Jak’s scowl was a magnificent thing. “Inactive, I do hope.”
The pilot turned back to her controls. “Minimal power level readings. I don’t think whatever is there is powered up. ETA less than one minute. We have clearance to land.”
Minimal, but not entirely dead. On standby, perhaps?
“I suppose they’ve been that way since you drove out the Maess, Caeden,” Jak said. “Closed down or damaged during the fight to retake Thorn.”
Caeden searched his memory. “I don’t remember this place at all. Most of the fighting was around Teos. We knew the Maess had small, subsidiary bases established around the planet, but their main operation was in Teos. How did we miss something this big? How did my people miss it, when we were here?”
BarquePrime came down gently, kissing the flat surface of the landing pad.
Jak barely waited until it touched down before unbuckling his seat harness. “You said it yourself. Natural camouflage.”
“I suppose so.” Caeden could only mentally berate himself for the oversight. “If it was closed down to this low level of power, I can see how it didn’t register.”

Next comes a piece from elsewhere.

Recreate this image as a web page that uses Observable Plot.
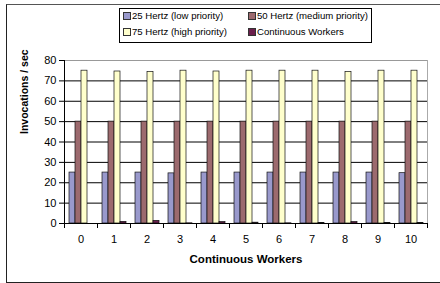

“We could have learned so much from that defence grid.” Etienne frowned, one hand pulling at the cuff on the other wrist. It was an unusually overt display. Probably indicative of him having a major crisis. “I am intrigued about why, when the Thorn government did find out about this place—whenever that was—they kept it quiet. This is a major find. Bigger than major. It’s crucially important.”
“Makes us want to ask a few pertinent questions, doesn’t it?” Jak’s fierce eyes were hooded under half-closed lids, but Caeden couldn’t miss their bright cynicism. “I’m with you, Etienne. Why keep this from us?”
Etienne stood as the barque door opened, using both hand to brush down his clothing, readying himself for the meetings to come. “I think, as Caeden said earlier, we are about to find out.”
That’s it now, until publication day. I can’t wait!!